The measure is a win for Su, who has faced an uphill battle in securing confirmation in the Senate. Industry groups have fiercely opposed her, especially her position about who qualifies as an independent contractor. In California, where she served as labor commissioner, she oversaw changes making it harder to classify workers as independent contractors.
The Biden administration launched a second attempt to nominate Su as labor secretary on Monday, though her path forward remains uncertain.
When the Biden administration first announced the rule in October 2022, Uber and Lyft’s market values fell on investor fears that higher labor costs would eat into company profits.
In a statement, CR Wooters, head of federal affairs at Uber, said the new rule will not impact the classification of the more than 1 million Americans who drive for the company.
“Drivers across the country have made it overwhelmingly clear – in their comments on this rule and in survey after survey – that they do not want to lose the unique independence they enjoy,” Wooters said. “As this rule is implemented, we look forward to working with the Biden administration and making sure they continue to hear directly from drivers.”
Lyft said in a statement that it expected “no immediate impact” on its business and also highlighted surveys finding the majority of its drivers work on the platform because of “the flexibility and independence it provides.”
But the Labor Department could take enforcement action against both companies under the new rule. The law also gives individual workers the right to sue if they believe they’ve been misclassified.
Jessica Looman, the Labor Department’s administrator of the wage and hour division, told reporters that the division, which enforces the independent contractor rule, would focus on protecting “the most vulnerable, essential workers.”

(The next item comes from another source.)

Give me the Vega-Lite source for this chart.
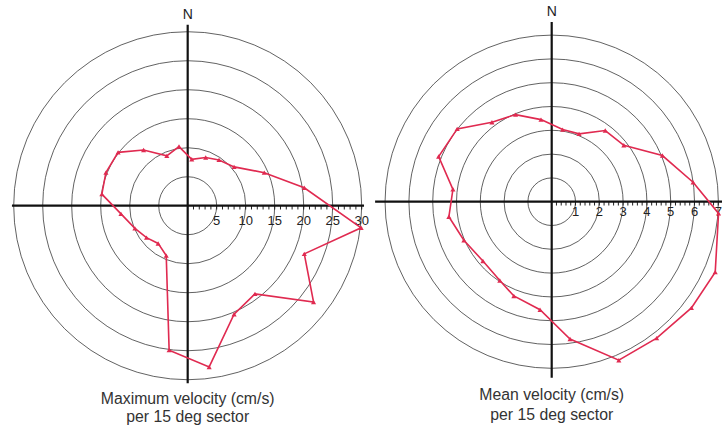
{
  "$schema": "https://vega.github.io/schema/vega-lite/v6.json",
  "width": 722,
  "height": 434,
  "autosize": {"type": "none"},
  "padding": 0,
  "background": "white",
  "config": {"view": {"stroke": null}, "font": "Liberation Sans"},
  "datasets": {
    "maxPoly": [
      {"sector": 1, "east": -1.5, "north": 10.2},
      {"sector": 2, "east": 0.7, "north": 8.0},
      {"sector": 3, "east": 3.1, "north": 8.3},
      {"sector": 4, "east": 5.4, "north": 7.9},
      {"sector": 5, "east": 8.0, "north": 6.7},
      {"sector": 6, "east": 13.2, "north": 5.7},
      {"sector": 7, "east": 20.1, "north": 3.1},
      {"sector": 8, "east": 29.9, "north": -3.8},
      {"sector": 9, "east": 20.1, "north": -8.3},
      {"sector": 10, "east": 21.7, "north": -16.6},
      {"sector": 11, "east": 11.6, "north": -15.2},
      {"sector": 12, "east": 8.0, "north": -18.7},
      {"sector": 13, "east": 3.7, "north": -27.8},
      {"sector": 14, "east": -3.2, "north": -24.9},
      {"sector": 15, "east": -3.7, "north": -8.6},
      {"sector": 16, "east": -5.1, "north": -6.5},
      {"sector": 17, "east": -7.1, "north": -5.5},
      {"sector": 18, "east": -9.1, "north": -3.9},
      {"sector": 19, "east": -11.5, "north": -1.4},
      {"sector": 20, "east": -14.8, "north": 2.0},
      {"sector": 21, "east": -14.1, "north": 5.7},
      {"sector": 22, "east": -12.0, "north": 9.2},
      {"sector": 23, "east": -7.6, "north": 9.6},
      {"sector": 24, "east": -3.6, "north": 8.6}
    ],
    "meanPoly": [
      {"sector": 1, "east": -0.45, "north": 3.45},
      {"sector": 2, "east": 0.46, "north": 3.03},
      {"sector": 3, "east": 1.15, "north": 2.85},
      {"sector": 4, "east": 2.25, "north": 2.99},
      {"sector": 5, "east": 3.03, "north": 2.37},
      {"sector": 6, "east": 4.65, "north": 1.94},
      {"sector": 7, "east": 5.94, "north": 0.82},
      {"sector": 8, "east": 7.01, "north": -0.49},
      {"sector": 9, "east": 6.87, "north": -2.96},
      {"sector": 10, "east": 5.87, "north": -4.46},
      {"sector": 11, "east": 4.41, "north": -5.73},
      {"sector": 12, "east": 2.82, "north": -6.66},
      {"sector": 13, "east": 0.77, "north": -5.77},
      {"sector": 14, "east": -0.49, "north": -4.54},
      {"sector": 15, "east": -1.59, "north": -3.96},
      {"sector": 16, "east": -2.18, "north": -3.31},
      {"sector": 17, "east": -2.89, "north": -2.49},
      {"sector": 18, "east": -3.69, "north": -1.62},
      {"sector": 19, "east": -4.32, "north": -0.63},
      {"sector": 20, "east": -4.15, "north": 0.52},
      {"sector": 21, "east": -4.75, "north": 1.90},
      {"sector": 22, "east": -3.97, "north": 3.06},
      {"sector": 23, "east": -2.51, "north": 3.34},
      {"sector": 24, "east": -1.52, "north": 3.66}
    ],
    "maxRings": [{"r": 5}, {"r": 10}, {"r": 15}, {"r": 20}, {"r": 25}, {"r": 30}],
    "meanRings": [{"r": 1}, {"r": 2}, {"r": 3}, {"r": 4}, {"r": 5}, {"r": 6}, {"r": 7}],
    "maxTicks": [{"v":1},{"v":2},{"v":3},{"v":4},{"v":5},{"v":6},{"v":7},{"v":8},{"v":9},{"v":10},{"v":11},{"v":12},{"v":13},{"v":14},{"v":15},{"v":16},{"v":17},{"v":18},{"v":19},{"v":20},{"v":21},{"v":22},{"v":23},{"v":24},{"v":25},{"v":26},{"v":27},{"v":28},{"v":29},{"v":30}],
    "meanTicks": [{"v":0.2},{"v":0.4},{"v":0.6},{"v":0.8},{"v":1},{"v":1.2},{"v":1.4},{"v":1.6},{"v":1.8},{"v":2},{"v":2.2},{"v":2.4},{"v":2.6},{"v":2.8},{"v":3},{"v":3.2},{"v":3.4},{"v":3.6},{"v":3.8},{"v":4},{"v":4.2},{"v":4.4},{"v":4.6},{"v":4.8},{"v":5},{"v":5.2},{"v":5.4},{"v":5.6},{"v":5.8},{"v":6},{"v":6.2},{"v":6.4},{"v":6.6},{"v":6.8},{"v":7}],
    "maxLabels": [{"v": 5}, {"v": 10}, {"v": 15}, {"v": 20}, {"v": 25}, {"v": 30}],
    "meanLabels": [{"v": 1}, {"v": 2}, {"v": 3}, {"v": 4}, {"v": 5}, {"v": 6}, {"v": 7}]
  },
  "layer": [
    {
      "layer": [
        {
          "data": {"name": "maxRings"},
          "mark": {"type": "arc", "filled": false, "stroke": "#3a3a3a", "strokeWidth": 0.8, "theta": 0, "theta2": 6.2832},
          "encoding": {
            "x": {"datum": 0, "type": "quantitative", "scale": {"domain": [-32.36, 92.12], "nice": false, "zero": false}, "axis": null},
            "y": {"datum": 0, "type": "quantitative", "scale": {"domain": [-39.36, 35.47], "nice": false, "zero": false}, "axis": null},
            "radius": {"field": "r", "type": "quantitative", "stack": null, "scale": {"type": "linear", "domain": [0, 30], "range": [0, 174], "zero": true}}
          }
        },
        {
          "data": {"name": "maxTicks"},
          "mark": {"type": "rule", "stroke": "#222222", "strokeWidth": 1},
          "encoding": {
            "x": {"field": "v", "type": "quantitative", "axis": null},
            "y": {"datum": 0, "type": "quantitative", "axis": null},
            "y2": {"datum": -0.65}
          }
        },
        {
          "data": {"name": "maxLabels"},
          "mark": {"type": "text", "fontSize": 13, "color": "#222222", "baseline": "middle", "align": "center", "dy": 15},
          "encoding": {
            "x": {"field": "v", "type": "quantitative", "axis": null},
            "y": {"datum": 0, "type": "quantitative", "axis": null},
            "text": {"field": "v", "type": "quantitative"}
          }
        },
        {
          "data": {"values": [{}]},
          "mark": {"type": "rule", "stroke": "#111111", "strokeWidth": 2.2},
          "encoding": {
            "x": {"datum": -30.3, "type": "quantitative", "axis": null},
            "x2": {"datum": 30.4},
            "y": {"datum": 0, "type": "quantitative", "axis": null}
          }
        },
        {
          "data": {"values": [{}]},
          "mark": {"type": "rule", "stroke": "#111111", "strokeWidth": 2.2},
          "encoding": {
            "x": {"datum": 0, "type": "quantitative", "axis": null},
            "y": {"datum": 31.2, "type": "quantitative", "axis": null},
            "y2": {"datum": -30.6}
          }
        },
        {
          "data": {"name": "maxPoly"},
          "mark": {"type": "line", "color": "#e02a50", "strokeWidth": 1.6, "interpolate": "linear-closed"},
          "encoding": {
            "x": {"field": "east", "type": "quantitative", "axis": null},
            "y": {"field": "north", "type": "quantitative", "axis": null},
            "order": {"field": "sector", "type": "quantitative"}
          }
        },
        {
          "data": {"name": "maxPoly"},
          "mark": {"type": "point", "shape": "triangle-up", "filled": true, "color": "#e02a50", "size": 26, "opacity": 1},
          "encoding": {
            "x": {"field": "east", "type": "quantitative", "axis": null},
            "y": {"field": "north", "type": "quantitative", "axis": null}
          }
        },
        {
          "data": {"values": [{}]},
          "mark": {"type": "text", "text": "N", "fontSize": 14, "color": "#222222", "baseline": "middle", "align": "center"},
          "encoding": {
            "x": {"datum": 0, "type": "quantitative", "axis": null},
            "y": {"datum": 32.9, "type": "quantitative", "axis": null}
          }
        },
        {
          "data": {"values": [{}]},
          "mark": {"type": "text", "text": ["Maximum velocity (cm/s)", "per 15 deg sector"], "fontSize": 15.8, "lineHeight": 18, "color": "#333333", "baseline": "middle", "align": "center"},
          "encoding": {
            "x": {"datum": 0, "type": "quantitative", "axis": null},
            "y": {"datum": -33.33, "type": "quantitative", "axis": null}
          }
        }
      ]
    },
    {
      "layer": [
        {
          "data": {"name": "meanRings"},
          "mark": {"type": "arc", "filled": false, "stroke": "#3a3a3a", "strokeWidth": 0.8, "theta": 0, "theta2": 6.2832},
          "encoding": {
            "x": {"datum": 0, "type": "quantitative", "scale": {"domain": [-23.18, 7.155], "nice": false, "zero": false}, "axis": null},
            "y": {"datum": 0, "type": "quantitative", "scale": {"domain": [-9.76, 8.475], "nice": false, "zero": false}, "axis": null},
            "radius": {"field": "r", "type": "quantitative", "stack": null, "scale": {"type": "linear", "domain": [0, 7], "range": [0, 166.6], "zero": true}}
          }
        },
        {
          "data": {"name": "meanTicks"},
          "mark": {"type": "rule", "stroke": "#222222", "strokeWidth": 1},
          "encoding": {
            "x": {"field": "v", "type": "quantitative", "axis": null},
            "y": {"datum": 0, "type": "quantitative", "axis": null},
            "y2": {"datum": -0.16}
          }
        },
        {
          "data": {"name": "meanLabels"},
          "mark": {"type": "text", "fontSize": 13, "color": "#222222", "baseline": "middle", "align": "center", "dy": 10},
          "encoding": {
            "x": {"field": "v", "type": "quantitative", "axis": null},
            "y": {"datum": 0, "type": "quantitative", "axis": null},
            "text": {"field": "v", "type": "quantitative"}
          }
        },
        {
          "data": {"values": [{}]},
          "mark": {"type": "rule", "stroke": "#111111", "strokeWidth": 2.2},
          "encoding": {
            "x": {"datum": -7.42, "type": "quantitative", "axis": null},
            "x2": {"datum": 7.2},
            "y": {"datum": 0, "type": "quantitative", "axis": null}
          }
        },
        {
          "data": {"values": [{}]},
          "mark": {"type": "rule", "stroke": "#111111", "strokeWidth": 2.2},
          "encoding": {
            "x": {"datum": 0, "type": "quantitative", "axis": null},
            "y": {"datum": 7.55, "type": "quantitative", "axis": null},
            "y2": {"datum": -7.4}
          }
        },
        {
          "data": {"name": "meanPoly"},
          "mark": {"type": "line", "color": "#e02a50", "strokeWidth": 1.6, "interpolate": "linear-closed"},
          "encoding": {
            "x": {"field": "east", "type": "quantitative", "axis": null},
            "y": {"field": "north", "type": "quantitative", "axis": null},
            "order": {"field": "sector", "type": "quantitative"}
          }
        },
        {
          "data": {"name": "meanPoly"},
          "mark": {"type": "point", "shape": "triangle-up", "filled": true, "color": "#e02a50", "size": 26, "opacity": 1},
          "encoding": {
            "x": {"field": "east", "type": "quantitative", "axis": null},
            "y": {"field": "north", "type": "quantitative", "axis": null}
          }
        },
        {
          "data": {"values": [{}]},
          "mark": {"type": "text", "text": "N", "fontSize": 14, "color": "#222222", "baseline": "middle", "align": "center"},
          "encoding": {
            "x": {"datum": 0, "type": "quantitative", "axis": null},
            "y": {"datum": 7.97, "type": "quantitative", "axis": null}
          }
        },
        {
          "data": {"values": [{}]},
          "mark": {"type": "text", "text": ["Mean velocity (cm/s)", "per 15 deg sector"], "fontSize": 15.8, "lineHeight": 20, "color": "#333333", "baseline": "middle", "align": "center"},
          "encoding": {
            "x": {"datum": 0, "type": "quantitative", "axis": null},
            "y": {"datum": -8.12, "type": "quantitative", "axis": null}
          }
        }
      ]
    }
  ],
  "resolve": {
    "scale": {"x": "independent", "y": "independent", "radius": "independent"},
    "axis": {"x": "independent", "y": "independent"}
  }
}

Nicole Moore, a Lyft driver and president of Rideshare Drivers United, an advocacy organization for Uber and Lyft drivers in California, said she is excited to see the new rule’s impact on gig workers.
“This is absolutely what needs to happen in the jobs where basically an algorithm is our boss,” Moore said. “Anytime the company wants to profit more, they cut our pay. A lot of the rides right now pay us less than the cost of operating our vehicles.”
David Weil, who led the Obama administration’s enforcement of the independent contractor rule, said the agency currently doesn’t have enough resources to catch all employers who violate the law, and will depend on companies to adjust and “understand that they’re subject to monetary consequences if they don’t obey the law.”
He noted that many online platform-based companies that have cropped up in recent years that classify their workers as independent contractors “don’t satisfy the basic terms” of the final rule, which is backed up by decades of legal precedent, including a Supreme Court decision.
One of the biggest changes from the Trump administration’s rule has to do with the factors that get priority in determining a worker’s status. Under the 2021 rule, two factors mattered most – how much control a company has over its workers and how much “entrepreneurial opportunity” factored into the job.
The Biden administration called that way of looking at workers “not consistent with the law and long-standing judicial precedent” and restored the Obama-era rule. In effect, the new rule will make it easier for a wider range of workers to gain employee status, including nail salon technicians, landscaping workers, home health aides, retail workers, call center workers and security guards.
Labor advocates say this change will make a substantial difference in pay and benefits. A 2023 analysis by the Economic Policy Institute, a nonprofit think tank, found that a typical construction worker classified as an independent contractor earned $16,700 less a year in income and benefits than they would as an employee, while a typical home health aide took home $9,500 less in income and benefits.
Labor experts say independent contractors have occupied a greater share of the economy since the 2000s, with the rise of app-based work on gig platforms such as Uber and Lyft. A 2021 survey from the Pew Research Center found that 16 percent of Americans had earned income at some point from an online gig platform, such as ride-hailing apps or services that deliver food or groceries.
Other trade groups criticized the new final rule on Tuesday.
In statement opposing the rule, American Trucking Associations President Chris Spear said, “I can think of nothing more un-American than for the government to extinguish the freedom of individuals to choose work arrangements that suit their needs and fulfill their ambitions.”